QUESTION:
Show that $F_{\theta}=\mathbb{Q}(\sin\theta); \theta\in\mathbb{R}$ is a field. Moreover, Show that $E_{\theta}=\mathbb{Q}(\sin\frac{\theta}{3}); \theta\in\mathbb{R}$ is a field extension of $F_{\theta}$ and find the maximum value of [$E_{\theta}:F_{\theta}$]
I am unable to show that for every $x\in F_{\theta}$, it has an inverse.
Also, I have shown that for some specific values of $\theta$, $E_{\theta}$ is a field extension of $F_{\theta}$.
But I can't prove for a general $\theta$.
On
$sin(\theta)=3sin(\theta/3)-4sin^3(\theta/3)$
so $[E_\theta:F_\theta]\leq 3$
to show that max = 3, let $\theta=30^\circ$
$1/2=sin(30^\circ)=3sin(10^\circ)-4sin^3(10^\circ)$
$8x^3-6x+1=0$ does not have rational roots by the rational root theorem, so it is irreducible.
$[E_{30^\circ}:F_{30^\circ}] = 3$
Hint: $\forall x\in\mathbb R, \sin(3x)=3\sin(x)-4\sin^3(x)$.

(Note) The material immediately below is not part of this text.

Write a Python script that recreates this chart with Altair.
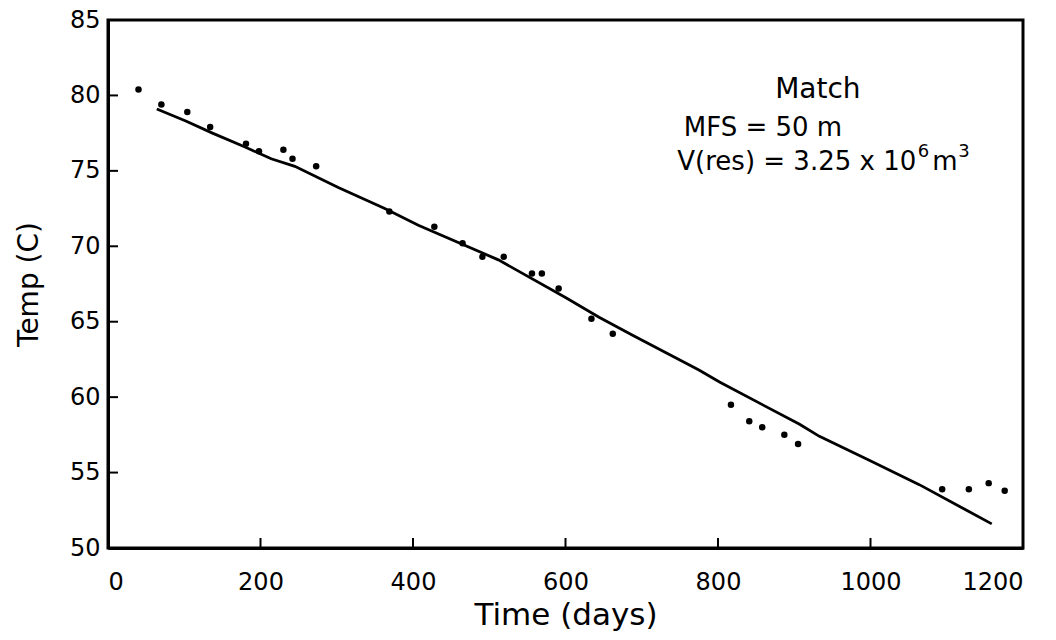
import altair as alt
import pandas as pd

# Observed temperatures (dots)
obs_days = [40, 70, 104, 134, 181, 198, 230, 242, 273, 369, 428, 465, 491, 519,
            556, 569, 591, 634, 662, 817, 841, 858, 887, 905, 1094, 1129, 1155, 1176]
obs_temp = [80.4, 79.4, 78.9, 77.9, 76.8, 76.3, 76.4, 75.8, 75.3, 72.3, 71.3, 70.2,
            69.3, 69.3, 68.2, 68.2, 67.2, 65.2, 64.2, 59.5, 58.4, 58.0, 57.5, 56.9,
            53.9, 53.9, 54.3, 53.8]

# Model match (line)
fit_days = [64, 102, 137, 179, 214, 245, 302, 363, 407, 512, 600, 644, 688, 775,
            802, 907, 933, 999, 1064, 1126, 1159]
fit_temp = [79.1, 78.3, 77.5, 76.6, 75.8, 75.3, 73.9, 72.5, 71.4, 69.1, 66.6, 65.3,
            64.1, 61.8, 61.0, 58.2, 57.4, 55.8, 54.2, 52.5, 51.6]

x_ticks = [0, 200, 400, 600, 800, 1000, 1200]
y_ticks = [50, 55, 60, 65, 70, 75, 80, 85]
x_inner_ticks = [200, 400, 600, 800, 1000]
y_inner_ticks = [55, 60, 65, 70, 75, 80]

# Annotation pieces (text, anchor day, baseline temp, size, align)
ann_text = ["Match", "MFS = 50 m", "V(res) = 3.25 x 10", "6", "m", "3"]
ann_day = [931, 859, 1060, 1062, 1081, 1115]
ann_temp = [79.85, 77.3, 75.05, 75.95, 75.05, 75.95]
ann_size = [28, 26, 26, 18, 26, 18]
ann_align = ["center", "center", "right", "left", "left", "left"]

W, H = 915, 528
FONT = "DejaVu Sans"

xs = alt.Scale(domain=[0, 1200], nice=False)
ys = alt.Scale(domain=[50, 85], nice=False)

obs = pd.DataFrame({"day": obs_days, "temp": obs_temp})
fit = pd.DataFrame({"day": fit_days, "temp": fit_temp})
xt = pd.DataFrame({"day": x_inner_ticks})
yt = pd.DataFrame({"temp": y_inner_ticks})

xaxis = alt.Axis(values=x_ticks, title="Time (days)", grid=False, ticks=False,
                 labelPadding=22, titlePadding=6, format="d", titleFontSize=31)
yaxis = alt.Axis(values=y_ticks, title="Temp (C)", grid=False, ticks=False,
                 labelPadding=8, titlePadding=26, format="d", titleFontSize=28)

line = alt.Chart(fit).mark_line(color="black", strokeWidth=2.8).encode(
    x=alt.X("day:Q", scale=xs, axis=xaxis),
    y=alt.Y("temp:Q", scale=ys, axis=yaxis),
)

dots = alt.Chart(obs).mark_circle(color="black", opacity=1, size=42).encode(
    x=alt.X("day:Q", scale=xs),
    y=alt.Y("temp:Q", scale=ys),
)

xtick = alt.Chart(xt).mark_rule(color="black", strokeWidth=2).encode(
    x=alt.X("day:Q", scale=xs),
    y=alt.value(H),
    y2=alt.value(H - 10),
)

ytick = alt.Chart(yt).mark_rule(color="black", strokeWidth=2).encode(
    y=alt.Y("temp:Q", scale=ys),
    x=alt.value(0),
    x2=alt.value(10),
)

text_layers = []
for t, d, tp, s, a in zip(ann_text, ann_day, ann_temp, ann_size, ann_align):
    df = pd.DataFrame({"day": [d], "temp": [tp], "text": [t]})
    text_layers.append(
        alt.Chart(df).mark_text(font=FONT, color="black", align=a,
                                baseline="alphabetic", fontSize=s).encode(
            x=alt.X("day:Q", scale=xs),
            y=alt.Y("temp:Q", scale=ys),
            text="text:N",
        )
    )

chart = alt.layer(line, dots, xtick, ytick, *text_layers).properties(
    width=W, height=H,
    autosize=alt.AutoSizeParams(type="none"),
    padding={"left": 108, "top": 20, "right": 33, "bottom": 92},
    background="white",
).configure_view(
    stroke="black", strokeWidth=3
).configure_axis(
    domainColor="black", domainWidth=3,
    labelFont=FONT, labelFontSize=24, labelColor="black",
    titleFont=FONT, titleFontWeight="normal", titleColor="black",
)

chart.save("out.html", embed_options={"renderer": "svg", "actions": False})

Edit: Didn't see your first question concerning inverses in $F_\theta$, my bad. As Arthur said in comment, $\mathbb Q(\sin(\theta))$ should be by definition the smallest field containing $\mathbb Q$ and $\sin(\theta)$. Also for some values of $\theta$, $\sin(\theta)$ is not algebraic over $\mathbb Q$. Hence for such a value $\theta$, you can't express $\dfrac{1}{\sin(\theta)}$ as a $\mathbb Q$-linear combinaision of powers of $\sin(\theta)$.
Edit 2: (See Edit 3 for mistakes) The definition you gave in comments
is the one for Q[sin(theta)]. It is only normal that you struggle to show that it is a field, because in fact it isa field if and only if $\sin(\theta)$ is algebraic over $\mathbb Q$, otherwise it's merely an integral domain. For example, if you take $\theta\in\mathbb R$ such that $\sin(\theta)=e^{-1}$, then knowing that $e^{-1}$ is not algebraic over $\mathbb Q$, then $\dfrac{1}{\sin(\theta)}=e\notin\mathbb Q[e^{-1}]$, because otherwise there exists a polynomial $P(X)$ with coefficients in $\mathbb Q$ such that $P(e^{-1})=e$, and by multiplying in both sides of the expression with a high enough power of $e$, you get $Q(e)=1$ for some polynomial $Q(X)\in\mathbb Q[X]$, which contradicts the transcendence of $e$ over $\mathbb Q$.Edit 3: As Mark said in comment, the definition you gave doesn't even make the structure a ring, and the smallest ring containing it is $\mathbb Q[\sin(\theta)]:=\{P(\sin\theta)\mid P(X)\in\mathbb Q[X]\}$ where $\mathbb Q[X]$ is the ring of polynomials with coefficients in $\mathbb Q$. As for $\{a+b\sin\theta\mid a,b\in\mathbb Q\}$, all that can be said in a general matter about it ($\theta\in\mathbb R$ arbitrary) is that it is a $\mathbb Q$-vector space, of dimension $1$ if $\sin\theta\in\mathbb Q$, and $2$ otherwise.